◆ **Written exercise**
From the first line of the data below through the line holding "import * as", output each line exactly and leave the pictures out.

◆ **Recorded information**
▽

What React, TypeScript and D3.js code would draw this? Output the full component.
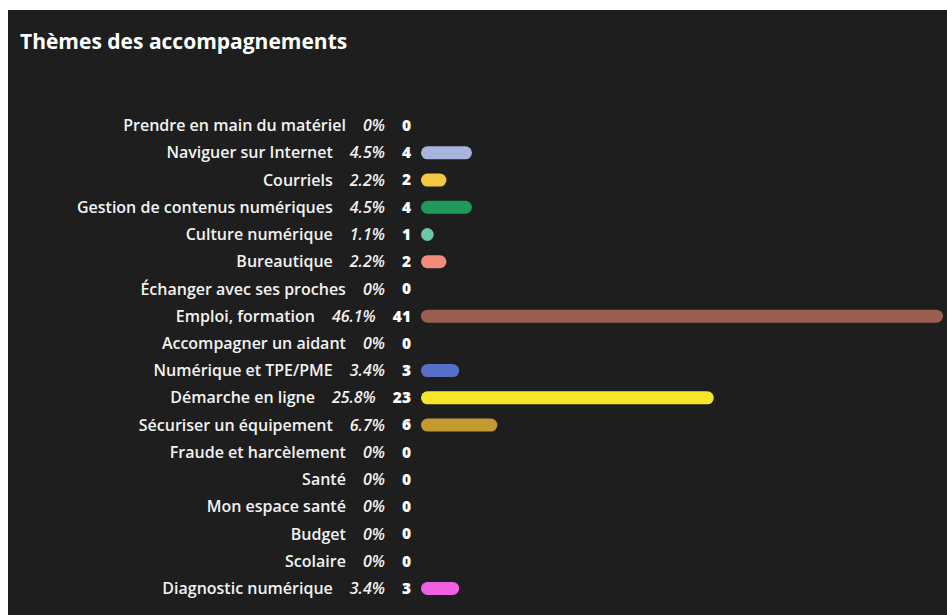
import React from "react";
import * as d3 from "d3";

const categories = [
  "Prendre en main du matériel",
  "Naviguer sur Internet",
  "Courriels",
  "Gestion de contenus numériques",
  "Culture numérique",
  "Bureautique",
  "Échanger avec ses proches",
  "Emploi, formation",
  "Accompagner un aidant",
  "Numérique et TPE/PME",
  "Démarche en ligne",
  "Sécuriser un équipement",
  "Fraude et harcèlement",
  "Santé",
  "Mon espace santé",
  "Budget",
  "Scolaire",
  "Diagnostic numérique",
];
const counts = [0, 4, 2, 4, 1, 2, 0, 41, 0, 3, 23, 6, 0, 0, 0, 0, 0, 3];
const percents = ["0%", "4.5%", "2.2%", "4.5%", "1.1%", "2.2%", "0%", "46.1%", "0%", "3.4%", "25.8%", "6.7%", "0%", "0%", "0%", "0%", "0%", "3.4%"];
const colors = ["#a9b4dd", "#a9b4dd", "#f5c843", "#1f9a5a", "#6cc6a8", "#f28b7a", "#888", "#9b5f50", "#888", "#5570c6", "#f5e62a", "#c49a30", "#888", "#888", "#888", "#888", "#888", "#f060e0"];
const title = "Thèmes des accompagnements";

const W = 947;
const H = 615;
const FONT = "'Open Sans'";
const pctSize = 16;
const cntSize = 15.5;
const pctFont = `italic 600 ${pctSize}px ${FONT}`;
const cntFont = `800 ${cntSize}px ${FONT}`;

let ctx: CanvasRenderingContext2D | null = null;
function measure(text: string, font: string): number {
  if (!ctx) ctx = document.createElement("canvas").getContext("2d");
  if (!ctx) return text.length * 8;
  ctx.font = font;
  return ctx.measureText(text).width;
}

export default function App() {
  const y = d3.scaleBand<string>().domain(categories).range([112, 602]).paddingInner(0);
  const x = d3.scaleLinear().domain([0, 41]).range([421, 943]);
  const barH = 13;
  const cntRight = 411;
  const gap = 17;
  return (
    <svg width={W} height={H} style={{ position: "absolute", left: 0, top: 0 }} fontFamily={FONT}>
      <rect x={0} y={0} width={W} height={H} fill="#ffffff" />
      <rect x={8} y={10} width={W - 8} height={H - 10} fill="#1e1e1e" />
      <text x={20} y={49} fill="#ffffff" fontSize={21} fontWeight={700}>{title}</text>
      {categories.map((c, i) => {
        const cy = (y(c) as number) + y.bandwidth() / 2;
        const v = counts[i];
        const w = x(v) - x(0);
        const cw = measure(String(v), cntFont);
        const pRight = cntRight - cw - gap;
        const pw = measure(percents[i], pctFont);
        const lRight = pRight - pw - gap;
        return (
          <g key={c}>
            <text x={lRight} y={cy} dy="0.35em" textAnchor="end" fill="#f2f2f2" fontSize={16} fontWeight={600}>{c}</text>
            <text x={pRight} y={cy} dy="0.35em" textAnchor="end" fill="#f2f2f2" fontSize={pctSize} fontStyle="italic" fontWeight={600}>{percents[i]}</text>
            <text x={cntRight} y={cy} dy="0.35em" textAnchor="end" fill="#ffffff" fontSize={cntSize} fontWeight={800}>{v}</text>
            {v > 0 && (
              <rect x={x(0)} y={cy - barH / 2} width={w} height={barH} rx={barH / 2} fill={colors[i]} />
            )}
          </g>
        );
      })}
    </svg>
  );
}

△

◆ **Finished exercise**
What React, TypeScript and D3.js code would draw this? Output the full component.
import React from "react";
import * as d3 from "d3";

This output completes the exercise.